Igualmente, la propaganda desmedida con la que se ha atacado a las privatizaciones en la época del segundo gobierno de Carlos Andrés Pérez ha contribuido a fomentar esta idea nefasta de que los empresarios no deben gestionar servicios públicos, por lo cual el divorcio tradicional entre el sector privado y público en Venezuela se ha llevado a niveles inimaginables, dada la creación de las empresas de propiedad social de diversos tipos, que se han multiplicado a lo largo y ancho de la geografía nacional.
Estos planteamientos, de la propiedad de miles de empresas arruinadas, son importantes porque cualquier intento de reconstrucción de los servicios públicos estaría condenado al desastre, sino arranca desde el principio con la privatización de muchas empresas públicas que deberán fusionarse, incluso, para lograr la supervivencia de sus plantillas laborales, y la correcta utilización de sus instalaciones físicas y sus equipos de producción o prestación de servicios.

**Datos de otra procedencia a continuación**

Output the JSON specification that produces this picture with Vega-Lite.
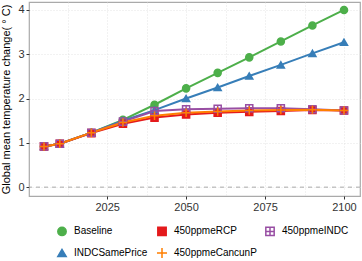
{
  "$schema": "https://vega.github.io/schema/vega-lite/v6.json",
  "width": 331,
  "height": 194,
  "autosize": {"type": "none"},
  "padding": {"left": 29, "top": 2, "right": 2, "bottom": 65},
  "config": {
    "font": "Liberation Sans",
    "view": {"stroke": "#aaaaaa", "strokeWidth": 1.2},
    "axis": {
      "grid": true,
      "gridColor": "#dddddd",
      "gridDash": [1, 2],
      "gridWidth": 0.8,
      "domain": false,
      "labelFont": "Liberation Sans",
      "labelFontSize": 11,
      "labelColor": "#333333",
      "tickColor": {"condition": {"test": "datum.value % 1 == 0 && datum.value < 2000 || datum.value % 25 == 0", "value": "#333333"}, "value": "transparent"},
      "tickSize": 3,
      "labelPadding": 2
    },
    "legend": {"orient": "none", "columns": 3, "title": null, "direction": "horizontal"}
  },
  "datasets": {
    "temps": [
      {"series": "Baseline", "year": 2005, "value": 0.92},
      {"series": "Baseline", "year": 2010, "value": 0.98},
      {"series": "Baseline", "year": 2020, "value": 1.23},
      {"series": "Baseline", "year": 2030, "value": 1.52},
      {"series": "Baseline", "year": 2040, "value": 1.86},
      {"series": "Baseline", "year": 2050, "value": 2.23},
      {"series": "Baseline", "year": 2060, "value": 2.58},
      {"series": "Baseline", "year": 2070, "value": 2.93},
      {"series": "Baseline", "year": 2080, "value": 3.29},
      {"series": "Baseline", "year": 2090, "value": 3.65},
      {"series": "Baseline", "year": 2100, "value": 4.0},
      {"series": "INDCSamePrice", "year": 2005, "value": 0.92},
      {"series": "INDCSamePrice", "year": 2010, "value": 0.98},
      {"series": "INDCSamePrice", "year": 2020, "value": 1.23},
      {"series": "INDCSamePrice", "year": 2030, "value": 1.5},
      {"series": "INDCSamePrice", "year": 2040, "value": 1.74},
      {"series": "INDCSamePrice", "year": 2050, "value": 2.0},
      {"series": "INDCSamePrice", "year": 2060, "value": 2.25},
      {"series": "INDCSamePrice", "year": 2070, "value": 2.51},
      {"series": "INDCSamePrice", "year": 2080, "value": 2.76},
      {"series": "INDCSamePrice", "year": 2090, "value": 3.02},
      {"series": "INDCSamePrice", "year": 2100, "value": 3.27},
      {"series": "450ppmeRCP", "year": 2005, "value": 0.92},
      {"series": "450ppmeRCP", "year": 2010, "value": 0.98},
      {"series": "450ppmeRCP", "year": 2020, "value": 1.22},
      {"series": "450ppmeRCP", "year": 2030, "value": 1.43},
      {"series": "450ppmeRCP", "year": 2040, "value": 1.57},
      {"series": "450ppmeRCP", "year": 2050, "value": 1.64},
      {"series": "450ppmeRCP", "year": 2060, "value": 1.68},
      {"series": "450ppmeRCP", "year": 2070, "value": 1.7},
      {"series": "450ppmeRCP", "year": 2080, "value": 1.72},
      {"series": "450ppmeRCP", "year": 2090, "value": 1.74},
      {"series": "450ppmeRCP", "year": 2100, "value": 1.73},
      {"series": "450ppmeINDC", "year": 2005, "value": 0.92},
      {"series": "450ppmeINDC", "year": 2010, "value": 0.98},
      {"series": "450ppmeINDC", "year": 2020, "value": 1.23},
      {"series": "450ppmeINDC", "year": 2030, "value": 1.48},
      {"series": "450ppmeINDC", "year": 2040, "value": 1.72},
      {"series": "450ppmeINDC", "year": 2050, "value": 1.76},
      {"series": "450ppmeINDC", "year": 2060, "value": 1.77},
      {"series": "450ppmeINDC", "year": 2070, "value": 1.78},
      {"series": "450ppmeINDC", "year": 2080, "value": 1.78},
      {"series": "450ppmeINDC", "year": 2090, "value": 1.76},
      {"series": "450ppmeINDC", "year": 2100, "value": 1.73},
      {"series": "450ppmeCancunP", "year": 2005, "value": 0.92},
      {"series": "450ppmeCancunP", "year": 2010, "value": 0.98},
      {"series": "450ppmeCancunP", "year": 2020, "value": 1.23},
      {"series": "450ppmeCancunP", "year": 2030, "value": 1.46},
      {"series": "450ppmeCancunP", "year": 2040, "value": 1.61},
      {"series": "450ppmeCancunP", "year": 2050, "value": 1.68},
      {"series": "450ppmeCancunP", "year": 2060, "value": 1.71},
      {"series": "450ppmeCancunP", "year": 2070, "value": 1.73},
      {"series": "450ppmeCancunP", "year": 2080, "value": 1.74},
      {"series": "450ppmeCancunP", "year": 2090, "value": 1.75},
      {"series": "450ppmeCancunP", "year": 2100, "value": 1.73}
    ],
    "zero": [{"y": 0}]
  },
  "layer": [
    {
      "data": {"name": "zero"},
      "mark": {"type": "rule", "color": "#aaaaaa", "strokeDash": [4, 4], "strokeWidth": 1},
      "encoding": {
        "y": {"field": "y", "type": "quantitative"}
      }
    },
    {
      "data": {"name": "temps"},
      "mark": {"type": "line", "strokeWidth": 2},
      "encoding": {
        "x": {"field": "year", "type": "quantitative",
          "scale": {"domain": [2000.25, 2105.07], "nice": false, "zero": false},
          "axis": {"title": null, "values": [2012.5, 2025, 2037.5, 2050, 2062.5, 2075, 2087.5, 2100], "format": "d",
            "labelExpr": "datum.value % 25 == 0 ? datum.label : ''"}},
        "y": {"field": "value", "type": "quantitative",
          "scale": {"domain": [-0.2, 4.18], "nice": false, "zero": false},
          "axis": {"title": "Global mean temperature change( ° C)", "titleFont": "Liberation Sans", "titleFontSize": 11, "titleFontWeight": "normal", "titleColor": "#000000", "titlePadding": 6,
            "values": [0, 0.5, 1, 1.5, 2, 2.5, 3, 3.5, 4], "labelExpr": "datum.value % 1 == 0 ? datum.label : ''"}},
        "color": {"field": "series", "type": "nominal",
          "scale": {"domain": ["Baseline", "450ppmeRCP", "450ppmeINDC", "INDCSamePrice", "450ppmeCancunP"],
            "range": ["#4DAF4A", "#E41A1C", "#984EA3", "#377EB8", "#FF7F00"]}},
        "detail": {"field": "series"}
      }
    },
    {
      "data": {"name": "temps"},
      "mark": {"type": "point", "filled": false, "strokeWidth": 1.5, "size": 50, "opacity": 1},
      "encoding": {
        "x": {"field": "year", "type": "quantitative"},
        "y": {"field": "value", "type": "quantitative"},
        "color": {"field": "series", "type": "nominal",
          "scale": {"domain": ["Baseline", "450ppmeRCP", "450ppmeINDC", "INDCSamePrice", "450ppmeCancunP"],
            "range": ["#4DAF4A", "#E41A1C", "#984EA3", "#377EB8", "#FF7F00"]},
          "legend": {"title": null, "orient": "none", "direction": "horizontal", "legendX": 28, "legendY": 224, "columns": 3, "columnPadding": 5, "rowPadding": 5, "labelFontSize": 10, "labelColor": "#000000", "labelOffset": 7, "symbolSize": 70, "symbolStrokeWidth": 1.5, "padding": 0}},
        "fill": {"field": "series", "type": "nominal",
          "scale": {"domain": ["Baseline", "450ppmeRCP", "450ppmeINDC", "INDCSamePrice", "450ppmeCancunP"],
            "range": ["#4DAF4A", "#E41A1C", "rgba(255,255,255,0)", "#377EB8", "#FF7F00"]},
          "legend": {"title": null, "orient": "none", "direction": "horizontal", "columns": 3}},
        "shape": {"field": "series", "type": "nominal",
          "scale": {"domain": ["Baseline", "450ppmeRCP", "450ppmeINDC", "INDCSamePrice", "450ppmeCancunP"],
            "range": ["circle", "square", "M-1,-1H1V1H-1ZM-1,0H1M0,-1V1", "triangle-up", "M-1.2,0H1.2M0,-1.2V1.2"]},
          "legend": {"title": null, "orient": "none", "direction": "horizontal", "columns": 3}}
      }
    }
  ]
}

Está en la conciencia y la cultura del lector la profundidad de esta política de privatización de empresas públicas que, repito, es el mayor desafío político y cultural de cualquier intento de reconstrucción de la sociedad y la economía venezolana.
El segundo mayor problema de la resolución de la problemática de los servicios públicos es, sin duda, la cultura de gratuidad que varía en cada uno de los servicios públicos de acuerdo con parámetros culturales de subsidios a dichos sectores.

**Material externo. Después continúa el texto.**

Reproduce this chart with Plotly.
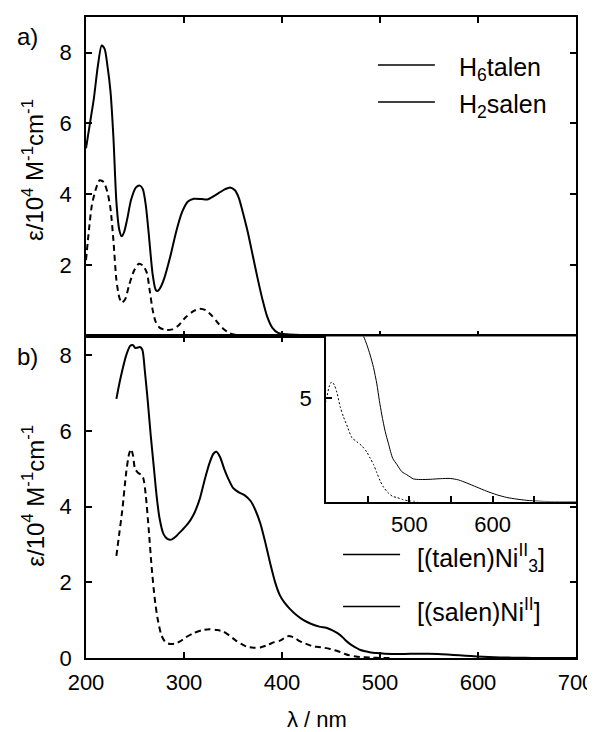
import plotly.graph_objects as go

# ---------------- data (values in 10^4 M^-1 cm^-1) ----------------
h6talen_x = [200, 204, 208, 212, 216, 219, 222, 225, 228, 231, 234, 236.5, 239, 242, 246, 251, 255, 258, 261, 264,
             268, 271, 273, 276, 280, 286, 292, 298, 304, 310, 318, 324, 330, 336, 342, 347, 352, 356, 360, 365,
             370, 375, 380, 385, 390, 396, 405, 420, 450, 500, 700]
h6talen_y = [5.3, 6.0, 6.7, 7.6, 8.2, 8.1, 7.6, 6.9, 5.6, 3.8, 3.0, 2.82, 2.95, 3.3, 3.85, 4.2, 4.25, 4.15, 3.7, 2.9,
             1.75, 1.32, 1.28, 1.38, 1.65, 2.25, 2.95, 3.5, 3.8, 3.88, 3.87, 3.86, 3.95, 4.05, 4.15, 4.2, 4.12, 3.9, 3.5, 2.95,
             2.3, 1.65, 1.05, 0.55, 0.25, 0.1, 0.06, 0.04, 0.02, 0.0, 0.0]

h2salen_x = [200, 203, 206, 210, 214, 218, 222, 225, 228, 231, 234, 236.5, 240, 244, 249, 254, 258, 262, 265, 268,
             271, 275, 282, 288, 294, 302, 310, 316, 322, 328, 334, 340, 347, 355, 362]
h2salen_y = [2.15, 3.0, 3.7, 4.15, 4.4, 4.35, 4.05, 3.6, 2.7, 1.6, 1.1, 0.95, 1.05, 1.45, 1.85, 2.05, 2.0, 1.8, 1.3, 0.75,
             0.42, 0.25, 0.18, 0.2, 0.3, 0.55, 0.72, 0.78, 0.74, 0.6, 0.4, 0.22, 0.09, 0.03, 0.0]

talen_ni_x = [231, 234, 237, 241, 245, 248, 250, 252, 255, 257.5, 260, 263, 266, 269, 272, 275, 279, 283, 287, 292,
              298, 304, 310, 316, 321, 326, 330, 333, 337, 341, 345, 350, 356, 362, 368, 373, 378, 383, 388, 393,
              398, 403, 408, 415, 422, 430, 438, 445, 449, 453, 457, 461, 464, 467, 471, 475, 480, 485, 491, 497,
              505, 513, 525, 537, 549, 559, 569, 581, 593, 605, 617, 629, 641, 655, 670, 700]
talen_ni_y = [6.85, 7.25, 7.6, 8.0, 8.25, 8.27, 8.2, 8.2, 8.22, 8.15, 7.6, 6.8, 5.9, 5.1, 4.3, 3.7, 3.28, 3.15, 3.13, 3.22,
              3.38, 3.55, 3.8, 4.2, 4.7, 5.15, 5.4, 5.45, 5.3, 5.0, 4.75, 4.5, 4.38, 4.3, 4.15, 3.9, 3.55, 3.05, 2.5, 2.0,
              1.65, 1.45, 1.3, 1.13, 1.0, 0.9, 0.83, 0.8, 0.76, 0.71, 0.65, 0.57, 0.49, 0.42, 0.34, 0.28, 0.21, 0.18, 0.145, 0.13,
              0.11, 0.107, 0.108, 0.111, 0.112, 0.105, 0.09, 0.07, 0.05, 0.033, 0.02, 0.012, 0.006, 0.002, 0.0, 0.0]

salen_ni_x = [231, 234, 237, 241, 244, 246, 248, 250, 253, 256, 258.5, 261, 264, 267, 270, 273, 277, 281, 286, 291,
              296, 302, 310, 318, 326, 334, 340, 346, 352, 358, 364, 371, 378, 385, 392, 398, 401, 404, 407, 410,
              413, 417, 421, 426, 431, 437, 443, 449, 453, 457, 461, 465, 469, 474, 480, 485, 492, 500, 510]
salen_ni_y = [2.7, 3.3, 3.9, 4.9, 5.4, 5.52, 5.35, 5.0, 4.9, 4.85, 4.75, 4.3, 3.4, 2.4, 1.6, 1.05, 0.6, 0.42, 0.37, 0.38,
              0.44, 0.55, 0.66, 0.73, 0.76, 0.74, 0.7, 0.6, 0.48, 0.38, 0.3, 0.27, 0.28, 0.34, 0.42, 0.46, 0.505, 0.56, 0.58, 0.565,
              0.53, 0.46, 0.41, 0.36, 0.31, 0.29, 0.27, 0.24, 0.21, 0.18, 0.14, 0.1, 0.07, 0.045, 0.025, 0.02, 0.01, 0.003, 0.0]

inset_scale = 10  # inset plotted in 10^3 M^-1 cm^-1
inset_min_x = 400

x_ticks = [200, 300, 400, 500, 600, 700]
top_y_ticks = [2, 4, 6, 8]
bot_y_ticks = [0, 2, 4, 6, 8]
inset_x_ticks = [450, 500, 550, 600, 650]
inset_x_labels = ["", "500", "", "600", ""]
inset_y_ticks = [5]

# ---------------- figure ----------------
FONT = "Liberation Sans, Arial, sans-serif"
SPLIT = 0.5016

fig = go.Figure()
main_line = dict(color="black", width=2, shape="spline", smoothing=0.7)
dash_line = dict(color="black", width=2, dash="6px,4px", shape="spline", smoothing=0.7)

fig.add_trace(go.Scatter(x=h6talen_x, y=h6talen_y, mode="lines", line=main_line, xaxis="x2", yaxis="y2"))
fig.add_trace(go.Scatter(x=h2salen_x, y=h2salen_y, mode="lines", line=dash_line, xaxis="x2", yaxis="y2"))
fig.add_trace(go.Scatter(x=talen_ni_x, y=talen_ni_y, mode="lines", line=main_line, xaxis="x", yaxis="y"))
fig.add_trace(go.Scatter(x=salen_ni_x, y=salen_ni_y, mode="lines", line=dash_line, xaxis="x", yaxis="y"))

# inset
ti = [(x, y * inset_scale) for x, y in zip(talen_ni_x, talen_ni_y) if x >= inset_min_x - 10]
si = [(x, y * inset_scale) for x, y in zip(salen_ni_x, salen_ni_y) if x >= inset_min_x - 3]
fig.add_trace(go.Scatter(x=[p[0] for p in ti], y=[p[1] for p in ti], mode="lines",
                         line=dict(color="black", width=1, shape="spline", smoothing=0.7), xaxis="x3", yaxis="y3"))
fig.add_trace(go.Scatter(x=[p[0] for p in si], y=[p[1] for p in si], mode="lines",
                         line=dict(color="black", width=1, dash="2px,2px", shape="spline", smoothing=0.7),
                         xaxis="x3", yaxis="y3"))

axis_common = dict(showline=True, linecolor="black", linewidth=1.5, ticks="inside", ticklen=6, tickwidth=1.5,
                   tickcolor="black", mirror="ticks", showgrid=False, zeroline=False, automargin=False,
                   tickfont=dict(family=FONT, size=22, color="black"))

# page body adds an 8px offset; figure sized to fit inside the 595x732 window
fig.update_layout(
    width=579, height=724,
    margin=dict(l=78, r=11, t=9, b=73.5, autoexpand=False),
    plot_bgcolor="white", paper_bgcolor="white",
    showlegend=False,
    font=dict(family=FONT, color="black"),
    xaxis=dict(axis_common, domain=[0, 1], range=[200, 700], tickvals=x_ticks, anchor="y", ticklabelstandoff=4,
               ticklabeloverflow="allow"),
    yaxis=dict(axis_common, domain=[0, SPLIT], range=[0, 8.5], tickvals=bot_y_ticks, anchor="x", ticklabelstandoff=8),
    xaxis2=dict(axis_common, domain=[0, 1], range=[200, 700], tickvals=x_ticks, anchor="y2", showticklabels=False),
    yaxis2=dict(axis_common, domain=[SPLIT, 1], range=[0, 9], tickvals=top_y_ticks, anchor="x2", ticklabelstandoff=8),
    xaxis3=dict(axis_common, mirror=False, domain=[0.4898, 1], range=[400, 700], tickvals=inset_x_ticks,
                ticktext=inset_x_labels, anchor="y3", ticklabelstandoff=2),
    yaxis3=dict(axis_common, mirror=False, domain=[0.244, SPLIT], range=[0, 8], tickvals=inset_y_ticks,
                anchor="x3", ticklabelstandoff=8),
)

ytitle = "ε/10<sup>4</sup> M<sup>-1</sup>cm<sup>-1</sup>"
annotations = [
    dict(text="a)", x=-0.12, y=0.970, size=24),
    dict(text="b)", x=-0.12, y=0.470, size=24),
    dict(text=ytitle, x=-0.108, y=0.7615, textangle=-90, size=24),
    dict(text=ytitle, x=-0.108, y=0.2533, textangle=-90, size=24),
    dict(text="λ / nm", x=0.471, y=-0.0959, size=22),
]
for a in annotations:
    size = a.pop("size")
    fig.add_annotation(xref="paper", yref="paper", showarrow=False, xanchor="center", yanchor="middle",
                       font=dict(family=FONT, size=size, color="black"), **a)

leg_font = dict(family=FONT, size=25, color="black")
legend_items = [
    ("H<sub>6</sub>talen", 0.596, 0.712, 0.925, 0.757),
    ("H<sub>2</sub>salen", 0.596, 0.712, 0.8675, 0.757),
    ("[(talen)Ni<sup>II</sup><sub>3</sub>]", 0.5245, 0.641, 0.1614, 0.671),
    ("[(salen)Ni<sup>II</sup>]", 0.5245, 0.641, 0.0803, 0.671),
]
for label, x0, x1, yy, xt in legend_items:
    fig.add_shape(type="line", xref="paper", yref="paper", x0=x0, x1=x1, y0=yy, y1=yy,
                  line=dict(color="black", width=1.5))
    fig.add_annotation(xref="paper", yref="paper", showarrow=False, xanchor="left", yanchor="middle",
                       x=xt, y=yy - 0.006, text=label, font=leg_font)

fig.write_html("out.html")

La idea de que la salud, la educación, el transporte, la electricidad, el agua son servicios vitales, son conceptos que nadie discute en el siglo XXI, pero que dichos servicios tienen elevados costos operativos son también una realidad inocultable que ha sido superada por la realidad actual:
- No puede ser que el ministro de Salud no sepa que en muchos servicios médicos hay que comprar los insumos necesarios para las operaciones, hay que hacerse los exámenes clínicos en laboratorios privados e incluso que hay que donar utensilios y productos de limpieza, siendo esta situación una privatización parcial que no perdona a quienes tienen seguros médicos del Estado.

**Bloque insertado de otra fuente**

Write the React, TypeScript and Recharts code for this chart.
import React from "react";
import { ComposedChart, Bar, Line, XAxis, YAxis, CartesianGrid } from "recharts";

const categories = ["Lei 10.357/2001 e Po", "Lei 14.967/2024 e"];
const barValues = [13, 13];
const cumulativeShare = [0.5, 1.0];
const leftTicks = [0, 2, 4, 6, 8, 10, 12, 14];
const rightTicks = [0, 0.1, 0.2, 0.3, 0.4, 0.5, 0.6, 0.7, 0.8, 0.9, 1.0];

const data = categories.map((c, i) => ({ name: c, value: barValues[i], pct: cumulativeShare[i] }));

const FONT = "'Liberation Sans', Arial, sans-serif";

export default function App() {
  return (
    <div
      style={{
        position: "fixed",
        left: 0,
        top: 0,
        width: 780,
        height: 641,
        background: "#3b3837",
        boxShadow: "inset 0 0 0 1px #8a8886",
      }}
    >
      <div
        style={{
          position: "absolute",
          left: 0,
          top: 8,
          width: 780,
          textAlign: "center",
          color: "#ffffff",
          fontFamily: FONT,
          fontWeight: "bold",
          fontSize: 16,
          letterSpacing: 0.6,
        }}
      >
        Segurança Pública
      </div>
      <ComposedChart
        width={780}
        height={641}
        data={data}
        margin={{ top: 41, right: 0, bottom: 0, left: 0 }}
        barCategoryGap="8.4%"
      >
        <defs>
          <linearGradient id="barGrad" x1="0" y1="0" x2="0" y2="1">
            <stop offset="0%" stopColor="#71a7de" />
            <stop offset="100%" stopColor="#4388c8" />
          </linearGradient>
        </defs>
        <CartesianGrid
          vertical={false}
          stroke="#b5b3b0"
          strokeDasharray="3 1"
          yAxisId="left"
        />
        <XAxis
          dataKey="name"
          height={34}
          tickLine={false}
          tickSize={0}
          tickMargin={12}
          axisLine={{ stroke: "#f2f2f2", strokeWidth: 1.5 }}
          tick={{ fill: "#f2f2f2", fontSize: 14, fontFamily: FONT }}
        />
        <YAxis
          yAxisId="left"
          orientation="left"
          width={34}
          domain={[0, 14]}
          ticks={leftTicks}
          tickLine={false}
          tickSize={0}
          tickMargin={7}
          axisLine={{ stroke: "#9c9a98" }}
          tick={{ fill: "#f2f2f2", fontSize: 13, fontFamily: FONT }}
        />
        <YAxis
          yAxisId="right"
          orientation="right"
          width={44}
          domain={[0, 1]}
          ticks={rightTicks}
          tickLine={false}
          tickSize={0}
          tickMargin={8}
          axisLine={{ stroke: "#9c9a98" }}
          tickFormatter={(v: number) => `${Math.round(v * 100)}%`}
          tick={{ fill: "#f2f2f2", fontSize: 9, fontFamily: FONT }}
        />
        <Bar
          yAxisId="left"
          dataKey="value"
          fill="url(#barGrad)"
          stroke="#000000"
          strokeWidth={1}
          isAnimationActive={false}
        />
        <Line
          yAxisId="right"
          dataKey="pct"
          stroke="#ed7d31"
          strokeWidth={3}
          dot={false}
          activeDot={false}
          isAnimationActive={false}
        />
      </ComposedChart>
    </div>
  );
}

- No puede ser que el ministro de Electricidad no conozca del colapso del sistema de pago de Corpoelec y que millones de hogares funcionan sin pagar el más mínimo pago por dicho servicios, por lo cual no es extraño que se esté llegando al caso de que las comunidades deben comprar los transformadores para que los técnicos los instalen.
- No puede ser que el ministro de Aguas y Ecosocialismo no conozca las denuncias existentes en todo el país relacionadas con la calidad del agua potable y la anarquía en el mundo de las empresas que embotellan agua potable y que se han generalizado a través del llenado de botellones sin el control sanitario en muchos casos.
- No puede ser que el ministro de Transporte no diga nada ante la desarticulación de la flota de transporte de autobuses en márgenes de 70%, e incluso superior en muchos sectores, situación que amenaza con incrementarse a márgenes casi absolutos en un futuro cercano.
- No puede ser que el ministro de Educación ignore las carencias de insumos de limpieza, así como las necesidades de mantenimiento de miles de escuelas, mientras otros sectores de la administración pública dedican recursos a actividades menos prioritarias.
Los conceptos de eficiencia y cobertura universal de la población son conceptos que no se contraponen o son contradictorios, pues se trata de luchar por establecer nuevos estándares legales y morales para construir una verdadera sociedad desarrollada del siglo XXI.